2017 Accelerator Fellow
Where did you grow up?
I was born near Los Angeles. When I was eight, my family moved across the country to a small town in Western Massachusetts. My favorite memories are of four distinct seasons, colonial architecture, and the beautiful oak forest behind our home.
When/how did you first know that you wanted to be an artist?
I always loved drawing more than anything else. After I created a masterpiece on the living-room walls with purple crayon, my mother made sure I had plenty of paper at my disposal.
Where do you currently live/work, and how would you describe the arts community there?
I live and work in a small cabin in the woods on Bainbridge Island, Washington. Although the island has a fairly small population (approximately 20,000), it has a vibrant arts community that includes galleries, a museum, a theater, and a wide range of art events throughout the year. I enjoy the peace and quiet of living in the country, as well as the fact that downtown Seattle is only 40 minutes away by ferry.
How would you describe your art to someone who’s never seen it?
My work juxtaposes delicate lines against bold splashes of color. I’m fascinated by details. Working with an ink pen, I draw fine vertical lines to create both subtle gradation and strong contrasts to describe my subjects. Once the drawing is complete, I brush on spontaneous strokes of watercolor, letting the colors dance together. The combination draws in viewers and encourages them to discover a fresh perspective on everyday scenes.
What do you hope to communicate to your audience?
I want to convey that there’s always more to life than meets the eye. Oftentimes, there are ordinary scenes right under our noses that offer peace, harmony, and beauty.
What’s been your biggest business challenge?
All aspects of sales—pricing, finding the right galleries, closing the deal, etc.
Tell us about a business success and what you did to achieve it.
Bainbridge Island has a world-renowned public garden. Three years ago, I decided to use it as my outdoor studio and visited each week to paint. At the end of the year, I put on a show at the on-site residence and made notecards of some of my paintings from that year in the garden. In addition to the pieces I sold at the show, the cards were hugely popular. I have now created a second set of cards featuring my ink and watercolor technique, and they, too, have almost sold out.
How do you feel about today’s technology (tools for your business, for creating your art, or both), and has it altered your way of doing business?
I think it’s a huge help, especially for artists who know how to use it to its fullest potential. It’s been fun to receive comments and views from around the world via my website, blog, Facebook, and Instagram. The website provides examples of my work and information about commissions, classes, and shows, while the blog—Love-to-Draw.com—shares lessons and experiences that are intended to encourage others to discover the delight of drawing. The blog has brought in new students, sales, and even writing opportunities, so it’s been worth the time I’ve invested in it.

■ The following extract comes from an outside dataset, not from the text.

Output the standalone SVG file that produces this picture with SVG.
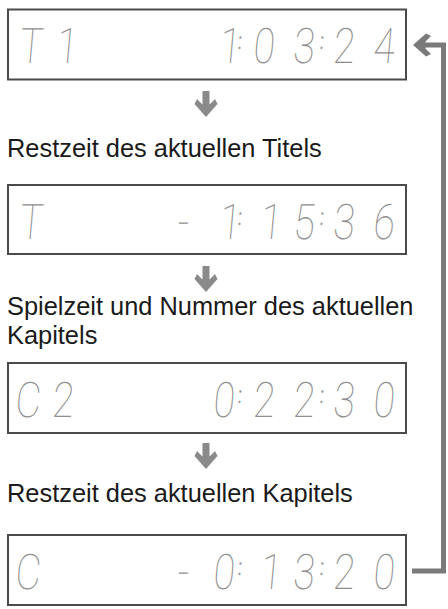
<svg xmlns="http://www.w3.org/2000/svg" xmlns:xlink="http://www.w3.org/1999/xlink" width="448" height="609" viewBox="0 0 448 609">
<style>
.box{fill:#fff;stroke:#4a4a4a;stroke-width:2}
.seg{font-family:Roboto,"Liberation Sans",sans-serif;font-weight:100;font-size:49px;fill:#8f8f8f;text-anchor:middle}
.col{font-size:24px;font-weight:400;fill:#9a9a9a}
.lbl{font-family:"Liberation Sans",Arial,sans-serif;font-size:25.4px;fill:#1a1a1a}
.arr{fill:#8a8a8a}
.ret{fill:none;stroke:#7a7a7a;stroke-width:5}
</style>
<defs>
<path id="down" d="M-3.5 -26 H3.5 V-12.5 L9 -18 L11.5 -13 L0 0 L-11.5 -13 L-9 -18 L-3.5 -12.5 Z"/>
<path id="head" d="M0 0 L-11.5 -13 L-9 -18 L-3.5 -12.5 L3.5 -12.5 L9 -18 L11.5 -13 Z"/>
</defs>
<rect width="448" height="609" fill="#fff"/>

<g id="display1">
<rect class="box" x="8" y="9.5" width="398" height="70"/>
<g transform="translate(0,63) skewX(-5) scale(0.8,1)">
<text class="seg" x="37.5 82.5">T1</text>
<text class="seg" x="286.25">1<tspan class="col" x="297.5" y="-14">:</tspan><tspan x="328.75 378.75" y="0">03</tspan><tspan class="col" x="400" y="-14">:</tspan><tspan x="428.75 478.75" y="0">24</tspan></text>
</g>
</g>

<g id="label1"><text class="lbl" x="7" y="157">Restzeit des aktuellen Titels</text></g>

<g id="display2">
<rect class="box" x="8" y="185" width="398" height="69"/>
<g transform="translate(0,239) skewX(-5) scale(0.8,1)">
<text class="seg" x="37.5">T</text>
<text class="seg" x="227.5 286.25">-1<tspan class="col" x="297.5" y="-14">:</tspan><tspan x="337.5 378.75" y="0">15</tspan><tspan class="col" x="400" y="-14">:</tspan><tspan x="428.75 478.75" y="0">36</tspan></text>
</g>
</g>

<g id="label2"><text class="lbl" x="7" y="315">Spielzeit und Nummer des aktuellen</text><text class="lbl" x="7" y="344">Kapitels</text></g>

<g id="display3">
<rect class="box" x="8" y="363" width="398" height="70"/>
<g transform="translate(0,417) skewX(-5) scale(0.8,1)">
<text class="seg" x="33.75 77.5">C2</text>
<text class="seg" x="278.75">0<tspan class="col" x="297.5" y="-14">:</tspan><tspan x="328.75 378.75" y="0">22</tspan><tspan class="col" x="400" y="-14">:</tspan><tspan x="428.75 478.75" y="0">30</tspan></text>
</g>
</g>

<g id="label3"><text class="lbl" x="7" y="502">Restzeit des aktuellen Kapitels</text></g>

<g id="display4">
<rect class="box" x="8" y="535" width="398" height="70"/>
<g transform="translate(0,589) skewX(-5) scale(0.8,1)">
<text class="seg" x="33.75">C</text>
<text class="seg" x="227.5 278.75">-0<tspan class="col" x="297.5" y="-14">:</tspan><tspan x="337.5 378.75" y="0">13</tspan><tspan class="col" x="400" y="-14">:</tspan><tspan x="428.75 478.75" y="0">20</tspan></text>
</g>
</g>

<g id="connectors">
<use xlink:href="#down" class="arr" transform="translate(206,117)"/>
<use xlink:href="#down" class="arr" transform="translate(206,292)"/>
<use xlink:href="#down" class="arr" transform="translate(206,469)"/>
<path class="ret" d="M412 571 H443.5 V45 H421"/>
<use xlink:href="#head" fill="#7a7a7a" transform="translate(413,45) rotate(90)"/>
</g>
</svg>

What do you think about the state of today’s art market?
Honestly, I don’t know enough about the broader market to comment. One of my goals is to become more involved in the Seattle art market. I would love to show my work in other regions, and I look forward to having a better answer to this question soon.
Give us an example of how you balance studio time with business time.
My goal is to spend time each Friday afternoon cleaning, filing, organizing, reviewing exhibition calls, and updating my records. Because I teach and write a weekly blog, I am often scrambling for time in which to create new work and get organized. A 30-hour day would be a big help!
How have you evolved as an artist?
In college, my favorite professor was an excellent watercolorist, and I was happy to follow in his footsteps. I later took up oil painting and still enjoy painting en plein air with oils. When I started teaching drawing a few years ago, my ink and watercolor style began to develop. I wanted to be able to show my students that drawing could be more than quick sketches—it can be fine art, too. As my style has evolved, I am experimenting with new surfaces, larger sizes, and unusual viewpoints. I love the fact that art isn’t static; it needs to grow. That keeps me moving forward in positive ways.
How have you evolved as an entrepreneur?
Quitting my day job was the best thing I ever did. Without an income to fall back on, I abandoned my comfort zone to give talks and demonstrations, teach all ages, exhibit in a variety of venues, and acquire technical skills such as creating and maintaining my website and blog. I’m stronger because I have tackled things that I might not have otherwise tried.
What role do artists play in our society? What role SHOULD they play?
Artists enrich our world by showing us how worthwhile life can be. They also make valuable comments on problems to be solved. Creative expression is vital to a successful civilization. Without art, life would be pulseless, cold, and sterile. We need art to keep us alive and thriving.
Anything else you would like us to know?
Being an artist is my dream come true. I raised three children as a single parent from the time the youngest was a baby. For nearly 20 years, I dedicated my life to them and my job, hoping there would be a place for art in my future. The day that my youngest started college, I set up a studio. I began painting on weekends, got involved with local art groups, and started exhibiting. Not long after the tuition payments were complete, I quit my job, sold my house, and focused all my efforts on art. Not a day goes by that I am not grateful to be living the artist’s life.